**Task brief:**
Copy from the first line below down to and including the line with "Chart.register(...registerables);". Skip the pictures.
═════ The input ═════
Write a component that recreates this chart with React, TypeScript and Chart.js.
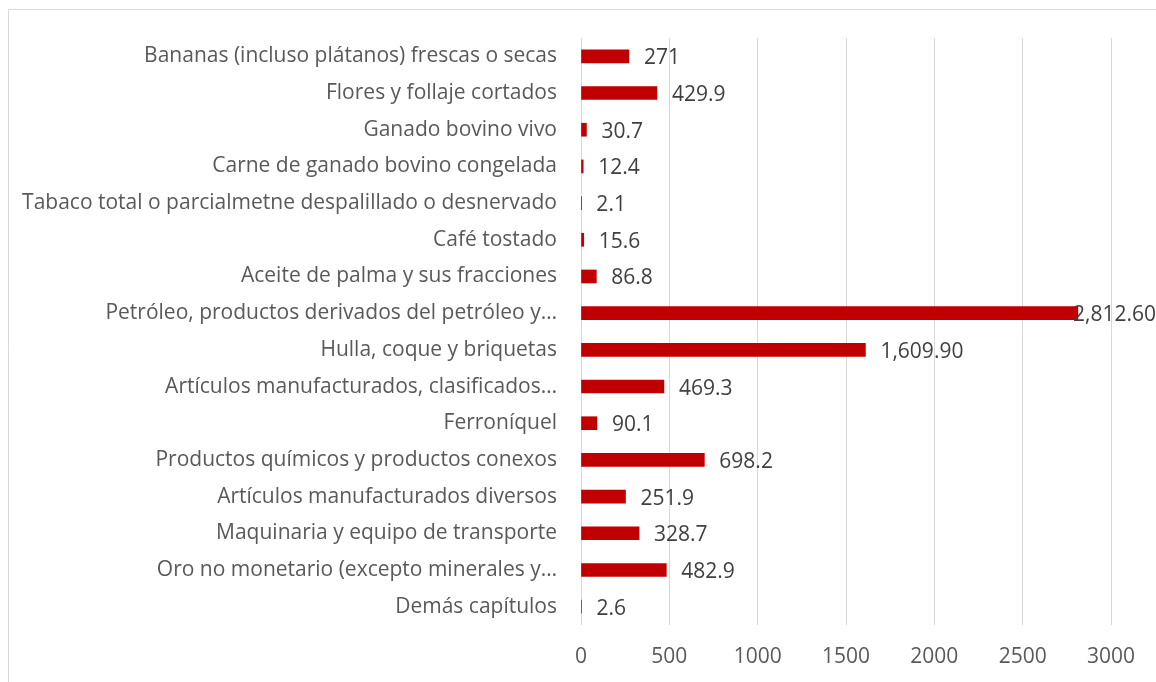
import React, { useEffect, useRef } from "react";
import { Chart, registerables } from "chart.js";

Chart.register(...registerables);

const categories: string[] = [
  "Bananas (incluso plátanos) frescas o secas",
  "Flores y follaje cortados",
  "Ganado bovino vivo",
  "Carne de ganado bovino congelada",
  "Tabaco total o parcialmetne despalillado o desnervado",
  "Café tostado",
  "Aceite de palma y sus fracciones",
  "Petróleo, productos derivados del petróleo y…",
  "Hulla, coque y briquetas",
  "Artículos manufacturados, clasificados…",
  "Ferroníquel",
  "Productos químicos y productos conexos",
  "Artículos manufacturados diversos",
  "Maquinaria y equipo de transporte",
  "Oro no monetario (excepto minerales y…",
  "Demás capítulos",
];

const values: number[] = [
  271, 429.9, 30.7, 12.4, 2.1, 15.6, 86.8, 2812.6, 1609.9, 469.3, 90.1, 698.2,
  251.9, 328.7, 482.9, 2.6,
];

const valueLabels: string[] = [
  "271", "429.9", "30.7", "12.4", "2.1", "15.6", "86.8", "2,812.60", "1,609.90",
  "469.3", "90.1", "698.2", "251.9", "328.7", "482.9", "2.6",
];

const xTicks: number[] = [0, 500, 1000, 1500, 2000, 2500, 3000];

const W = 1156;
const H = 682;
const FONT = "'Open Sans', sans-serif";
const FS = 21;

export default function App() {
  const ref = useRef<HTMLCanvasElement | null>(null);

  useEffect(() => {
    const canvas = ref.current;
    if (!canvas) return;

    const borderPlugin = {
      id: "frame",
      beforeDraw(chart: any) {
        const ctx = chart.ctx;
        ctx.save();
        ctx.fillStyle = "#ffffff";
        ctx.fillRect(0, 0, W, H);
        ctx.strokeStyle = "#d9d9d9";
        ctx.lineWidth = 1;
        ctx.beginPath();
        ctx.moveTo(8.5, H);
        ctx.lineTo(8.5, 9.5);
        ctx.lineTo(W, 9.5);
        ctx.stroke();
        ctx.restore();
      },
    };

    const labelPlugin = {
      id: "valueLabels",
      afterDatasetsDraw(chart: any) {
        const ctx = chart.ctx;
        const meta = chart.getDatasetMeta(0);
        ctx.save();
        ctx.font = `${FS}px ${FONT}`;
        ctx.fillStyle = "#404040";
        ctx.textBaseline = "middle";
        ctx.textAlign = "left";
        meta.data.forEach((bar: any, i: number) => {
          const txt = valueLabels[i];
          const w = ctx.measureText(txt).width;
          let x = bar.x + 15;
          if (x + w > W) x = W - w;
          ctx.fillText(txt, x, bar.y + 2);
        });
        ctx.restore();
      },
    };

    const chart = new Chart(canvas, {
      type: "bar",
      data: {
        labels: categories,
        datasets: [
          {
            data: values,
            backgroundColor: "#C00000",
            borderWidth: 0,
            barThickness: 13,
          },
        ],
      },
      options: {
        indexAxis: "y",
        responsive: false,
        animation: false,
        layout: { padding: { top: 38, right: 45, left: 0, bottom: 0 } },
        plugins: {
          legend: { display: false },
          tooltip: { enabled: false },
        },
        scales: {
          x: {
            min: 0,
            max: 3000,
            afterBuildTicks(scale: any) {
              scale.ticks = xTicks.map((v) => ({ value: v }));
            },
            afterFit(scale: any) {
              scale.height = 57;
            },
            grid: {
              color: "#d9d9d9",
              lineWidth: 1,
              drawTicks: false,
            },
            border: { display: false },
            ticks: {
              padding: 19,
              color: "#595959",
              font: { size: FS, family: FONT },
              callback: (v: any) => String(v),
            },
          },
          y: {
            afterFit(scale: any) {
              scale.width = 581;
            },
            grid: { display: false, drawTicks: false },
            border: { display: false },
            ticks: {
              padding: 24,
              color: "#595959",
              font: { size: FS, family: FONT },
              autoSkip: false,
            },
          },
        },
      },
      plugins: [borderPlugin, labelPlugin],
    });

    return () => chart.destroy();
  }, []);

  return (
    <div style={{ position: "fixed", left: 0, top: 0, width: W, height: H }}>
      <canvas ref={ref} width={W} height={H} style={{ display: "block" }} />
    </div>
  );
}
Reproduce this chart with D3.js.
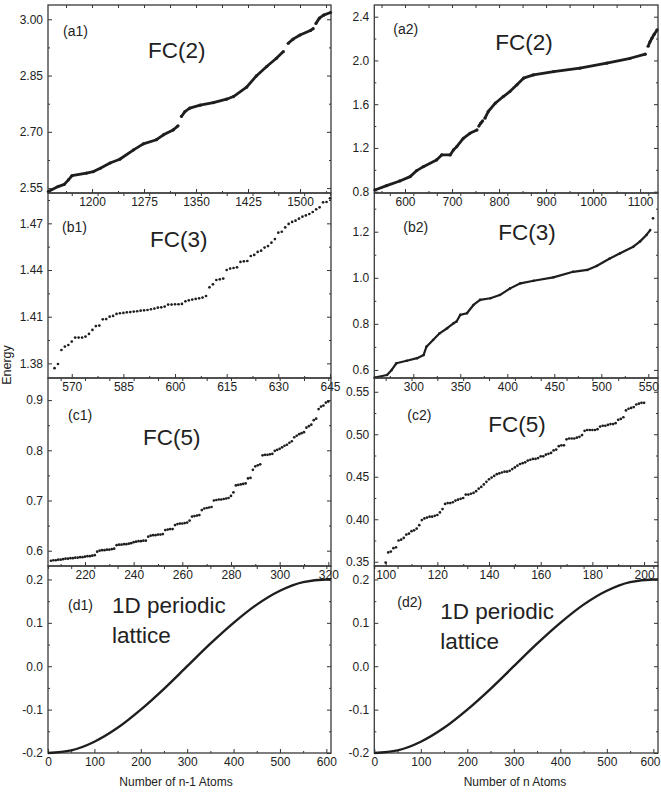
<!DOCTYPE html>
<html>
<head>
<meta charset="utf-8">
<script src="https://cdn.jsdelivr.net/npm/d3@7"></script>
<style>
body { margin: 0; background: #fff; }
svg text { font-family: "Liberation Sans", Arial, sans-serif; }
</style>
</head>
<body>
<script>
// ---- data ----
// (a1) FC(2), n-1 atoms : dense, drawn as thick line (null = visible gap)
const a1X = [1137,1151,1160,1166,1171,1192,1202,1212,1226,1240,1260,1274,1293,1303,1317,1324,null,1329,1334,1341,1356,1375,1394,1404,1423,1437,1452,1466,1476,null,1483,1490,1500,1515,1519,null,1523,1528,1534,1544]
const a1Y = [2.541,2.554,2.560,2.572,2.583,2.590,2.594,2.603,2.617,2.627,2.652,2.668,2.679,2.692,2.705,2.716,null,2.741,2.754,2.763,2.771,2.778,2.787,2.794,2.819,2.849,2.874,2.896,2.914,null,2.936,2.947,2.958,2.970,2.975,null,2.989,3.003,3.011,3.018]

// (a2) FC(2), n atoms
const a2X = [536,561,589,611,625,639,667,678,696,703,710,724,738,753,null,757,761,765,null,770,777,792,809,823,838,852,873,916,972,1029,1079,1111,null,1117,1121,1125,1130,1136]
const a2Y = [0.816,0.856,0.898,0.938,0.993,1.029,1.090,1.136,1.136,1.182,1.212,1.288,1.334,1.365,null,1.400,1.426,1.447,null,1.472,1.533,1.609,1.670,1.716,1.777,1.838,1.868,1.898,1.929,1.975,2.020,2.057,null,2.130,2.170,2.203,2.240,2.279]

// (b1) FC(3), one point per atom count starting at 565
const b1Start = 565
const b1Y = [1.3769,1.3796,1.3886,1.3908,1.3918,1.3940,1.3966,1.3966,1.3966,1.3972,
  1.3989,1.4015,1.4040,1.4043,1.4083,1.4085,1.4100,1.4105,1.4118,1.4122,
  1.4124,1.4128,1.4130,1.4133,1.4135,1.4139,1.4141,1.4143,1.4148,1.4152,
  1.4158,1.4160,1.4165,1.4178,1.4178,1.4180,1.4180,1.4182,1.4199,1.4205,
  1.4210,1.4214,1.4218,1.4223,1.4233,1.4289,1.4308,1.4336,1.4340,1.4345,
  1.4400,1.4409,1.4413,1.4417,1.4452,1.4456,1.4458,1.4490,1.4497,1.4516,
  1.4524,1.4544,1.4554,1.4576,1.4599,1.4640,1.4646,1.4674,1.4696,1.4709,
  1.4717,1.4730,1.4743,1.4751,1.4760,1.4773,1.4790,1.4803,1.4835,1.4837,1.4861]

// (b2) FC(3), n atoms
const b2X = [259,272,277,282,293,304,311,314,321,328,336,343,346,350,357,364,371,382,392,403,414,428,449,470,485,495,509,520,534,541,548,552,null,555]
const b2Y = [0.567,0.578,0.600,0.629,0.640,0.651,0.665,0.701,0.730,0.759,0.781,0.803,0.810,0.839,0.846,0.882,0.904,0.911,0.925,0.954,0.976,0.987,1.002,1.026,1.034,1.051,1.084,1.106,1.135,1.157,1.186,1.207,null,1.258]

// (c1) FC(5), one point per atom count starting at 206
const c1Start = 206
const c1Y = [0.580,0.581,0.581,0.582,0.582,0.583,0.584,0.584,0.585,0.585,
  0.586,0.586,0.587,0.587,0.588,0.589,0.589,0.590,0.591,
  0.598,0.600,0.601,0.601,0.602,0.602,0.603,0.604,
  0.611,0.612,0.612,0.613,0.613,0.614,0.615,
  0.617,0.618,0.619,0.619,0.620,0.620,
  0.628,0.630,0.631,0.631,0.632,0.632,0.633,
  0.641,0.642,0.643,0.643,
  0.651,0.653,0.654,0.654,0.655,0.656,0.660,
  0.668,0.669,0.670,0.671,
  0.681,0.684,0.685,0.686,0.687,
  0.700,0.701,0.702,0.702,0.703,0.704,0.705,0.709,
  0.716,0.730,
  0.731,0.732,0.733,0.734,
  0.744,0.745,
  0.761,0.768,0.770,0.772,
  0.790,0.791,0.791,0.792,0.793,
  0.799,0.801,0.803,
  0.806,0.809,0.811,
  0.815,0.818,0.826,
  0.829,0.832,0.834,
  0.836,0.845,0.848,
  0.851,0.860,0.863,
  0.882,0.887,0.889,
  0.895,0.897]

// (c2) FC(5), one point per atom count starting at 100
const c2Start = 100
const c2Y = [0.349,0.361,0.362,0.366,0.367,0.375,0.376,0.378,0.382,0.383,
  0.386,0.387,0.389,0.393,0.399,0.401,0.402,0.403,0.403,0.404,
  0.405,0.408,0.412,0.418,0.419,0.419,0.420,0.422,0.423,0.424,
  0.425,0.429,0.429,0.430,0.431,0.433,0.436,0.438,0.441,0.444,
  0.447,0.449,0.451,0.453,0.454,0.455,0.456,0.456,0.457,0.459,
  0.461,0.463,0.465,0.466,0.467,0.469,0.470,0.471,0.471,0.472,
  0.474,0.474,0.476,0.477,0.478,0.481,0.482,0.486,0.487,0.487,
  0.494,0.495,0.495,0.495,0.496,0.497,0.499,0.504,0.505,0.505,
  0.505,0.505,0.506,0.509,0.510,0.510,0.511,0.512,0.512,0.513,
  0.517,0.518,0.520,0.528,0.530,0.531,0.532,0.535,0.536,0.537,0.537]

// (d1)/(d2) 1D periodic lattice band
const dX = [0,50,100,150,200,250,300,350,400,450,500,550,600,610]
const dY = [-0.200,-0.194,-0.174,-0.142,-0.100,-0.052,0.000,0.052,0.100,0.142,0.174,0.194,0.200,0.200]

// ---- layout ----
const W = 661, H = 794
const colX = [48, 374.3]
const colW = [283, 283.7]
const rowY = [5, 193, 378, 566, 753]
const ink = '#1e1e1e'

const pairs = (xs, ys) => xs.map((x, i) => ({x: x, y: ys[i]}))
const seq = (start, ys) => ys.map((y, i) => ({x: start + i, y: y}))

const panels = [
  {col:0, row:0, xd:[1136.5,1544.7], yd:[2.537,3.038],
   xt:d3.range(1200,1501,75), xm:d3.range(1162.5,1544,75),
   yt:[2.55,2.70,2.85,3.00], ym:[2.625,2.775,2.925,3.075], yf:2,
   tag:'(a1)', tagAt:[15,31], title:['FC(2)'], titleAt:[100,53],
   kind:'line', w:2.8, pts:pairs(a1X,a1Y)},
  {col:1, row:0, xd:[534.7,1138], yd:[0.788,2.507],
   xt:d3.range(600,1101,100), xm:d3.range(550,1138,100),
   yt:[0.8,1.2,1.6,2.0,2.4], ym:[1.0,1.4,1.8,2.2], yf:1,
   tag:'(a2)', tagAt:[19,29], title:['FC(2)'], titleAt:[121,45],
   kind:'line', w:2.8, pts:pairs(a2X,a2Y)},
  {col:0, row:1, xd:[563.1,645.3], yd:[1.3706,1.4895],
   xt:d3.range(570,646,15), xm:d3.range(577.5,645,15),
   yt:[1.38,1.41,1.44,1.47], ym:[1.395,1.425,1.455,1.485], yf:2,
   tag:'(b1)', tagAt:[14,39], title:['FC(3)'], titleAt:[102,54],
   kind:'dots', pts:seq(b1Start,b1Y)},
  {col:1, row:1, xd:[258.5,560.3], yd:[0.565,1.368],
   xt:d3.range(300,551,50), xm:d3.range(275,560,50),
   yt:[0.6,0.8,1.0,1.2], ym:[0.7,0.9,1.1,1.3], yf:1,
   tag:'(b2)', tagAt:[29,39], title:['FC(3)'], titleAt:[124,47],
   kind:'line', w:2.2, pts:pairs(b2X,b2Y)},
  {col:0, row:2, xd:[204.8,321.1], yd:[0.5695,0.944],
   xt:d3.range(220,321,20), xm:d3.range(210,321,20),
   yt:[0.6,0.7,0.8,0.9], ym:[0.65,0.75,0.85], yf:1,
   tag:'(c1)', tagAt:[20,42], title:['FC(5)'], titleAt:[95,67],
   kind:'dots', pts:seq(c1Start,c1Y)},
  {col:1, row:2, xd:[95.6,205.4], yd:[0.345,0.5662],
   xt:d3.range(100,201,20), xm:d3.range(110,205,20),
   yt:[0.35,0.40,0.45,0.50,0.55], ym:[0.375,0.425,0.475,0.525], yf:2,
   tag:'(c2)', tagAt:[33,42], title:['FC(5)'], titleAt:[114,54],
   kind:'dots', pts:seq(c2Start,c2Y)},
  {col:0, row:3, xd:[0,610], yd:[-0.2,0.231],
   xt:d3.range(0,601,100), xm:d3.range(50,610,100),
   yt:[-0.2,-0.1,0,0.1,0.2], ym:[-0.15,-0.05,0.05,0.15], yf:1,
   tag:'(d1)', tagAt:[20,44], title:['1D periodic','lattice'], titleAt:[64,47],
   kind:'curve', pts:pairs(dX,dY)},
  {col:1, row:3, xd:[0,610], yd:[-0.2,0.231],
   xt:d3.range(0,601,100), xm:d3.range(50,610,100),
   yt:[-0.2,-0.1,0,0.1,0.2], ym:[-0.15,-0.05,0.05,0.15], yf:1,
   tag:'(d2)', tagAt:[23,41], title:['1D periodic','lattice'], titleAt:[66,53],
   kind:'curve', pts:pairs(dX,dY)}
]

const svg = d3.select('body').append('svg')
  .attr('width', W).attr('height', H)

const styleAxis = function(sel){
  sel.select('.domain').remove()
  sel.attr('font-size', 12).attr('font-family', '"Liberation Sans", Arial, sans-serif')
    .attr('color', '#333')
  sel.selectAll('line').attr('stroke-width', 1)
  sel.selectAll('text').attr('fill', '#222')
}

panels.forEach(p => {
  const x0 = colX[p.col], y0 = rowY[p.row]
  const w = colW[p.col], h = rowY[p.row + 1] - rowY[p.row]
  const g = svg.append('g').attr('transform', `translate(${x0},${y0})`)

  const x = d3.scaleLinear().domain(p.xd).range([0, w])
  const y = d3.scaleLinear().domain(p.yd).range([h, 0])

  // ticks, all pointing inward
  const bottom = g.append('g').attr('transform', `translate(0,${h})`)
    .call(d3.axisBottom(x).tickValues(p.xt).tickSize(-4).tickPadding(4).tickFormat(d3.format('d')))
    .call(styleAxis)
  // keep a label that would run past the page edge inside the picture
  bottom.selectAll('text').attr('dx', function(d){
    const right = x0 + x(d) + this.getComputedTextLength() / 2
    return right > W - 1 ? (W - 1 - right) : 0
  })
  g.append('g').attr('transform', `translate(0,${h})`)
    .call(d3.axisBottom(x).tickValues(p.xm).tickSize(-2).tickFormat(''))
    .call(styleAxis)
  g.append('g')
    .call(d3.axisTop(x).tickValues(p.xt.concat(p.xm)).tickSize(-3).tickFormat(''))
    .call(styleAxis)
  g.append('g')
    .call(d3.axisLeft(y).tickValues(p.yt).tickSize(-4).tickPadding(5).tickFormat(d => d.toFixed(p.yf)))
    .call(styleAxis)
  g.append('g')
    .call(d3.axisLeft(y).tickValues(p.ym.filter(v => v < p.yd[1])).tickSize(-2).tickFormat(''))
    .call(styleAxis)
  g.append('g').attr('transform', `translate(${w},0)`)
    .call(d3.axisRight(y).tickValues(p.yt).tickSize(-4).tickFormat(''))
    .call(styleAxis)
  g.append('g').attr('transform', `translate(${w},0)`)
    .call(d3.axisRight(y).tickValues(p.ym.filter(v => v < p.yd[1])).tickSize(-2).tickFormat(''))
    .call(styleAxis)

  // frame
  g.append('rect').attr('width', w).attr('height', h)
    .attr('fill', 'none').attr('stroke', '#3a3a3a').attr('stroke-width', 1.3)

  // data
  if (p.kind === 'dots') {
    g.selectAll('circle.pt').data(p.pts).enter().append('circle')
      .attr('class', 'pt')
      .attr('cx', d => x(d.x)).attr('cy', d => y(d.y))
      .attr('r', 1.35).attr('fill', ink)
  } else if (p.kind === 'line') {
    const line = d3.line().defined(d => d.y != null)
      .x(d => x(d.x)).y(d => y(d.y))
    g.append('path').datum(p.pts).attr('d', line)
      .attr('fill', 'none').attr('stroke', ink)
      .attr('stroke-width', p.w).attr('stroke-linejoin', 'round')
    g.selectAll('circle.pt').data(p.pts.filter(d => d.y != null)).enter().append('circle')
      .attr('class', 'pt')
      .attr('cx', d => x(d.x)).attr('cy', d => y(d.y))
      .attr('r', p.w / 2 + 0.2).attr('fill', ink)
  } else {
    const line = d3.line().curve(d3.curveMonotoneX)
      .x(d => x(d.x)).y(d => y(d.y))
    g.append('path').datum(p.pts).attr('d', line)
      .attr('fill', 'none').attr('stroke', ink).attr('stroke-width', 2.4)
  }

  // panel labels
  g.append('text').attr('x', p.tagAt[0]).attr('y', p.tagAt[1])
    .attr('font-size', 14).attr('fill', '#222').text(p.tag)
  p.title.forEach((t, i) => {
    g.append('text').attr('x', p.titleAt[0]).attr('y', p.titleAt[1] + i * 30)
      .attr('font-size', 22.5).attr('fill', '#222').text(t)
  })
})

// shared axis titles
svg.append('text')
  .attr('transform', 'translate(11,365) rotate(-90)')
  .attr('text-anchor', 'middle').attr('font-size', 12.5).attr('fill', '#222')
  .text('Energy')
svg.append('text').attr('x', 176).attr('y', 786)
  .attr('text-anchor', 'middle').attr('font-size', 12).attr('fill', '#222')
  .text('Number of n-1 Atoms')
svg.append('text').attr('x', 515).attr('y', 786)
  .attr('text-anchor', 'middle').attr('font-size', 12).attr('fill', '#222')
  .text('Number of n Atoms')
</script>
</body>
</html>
═════
**Response to this exercise:**
Write a component that recreates this chart with React, TypeScript and Chart.js.
import React, { useEffect, useRef } from "react";
import { Chart, registerables } from "chart.js";

Chart.register(...registerables);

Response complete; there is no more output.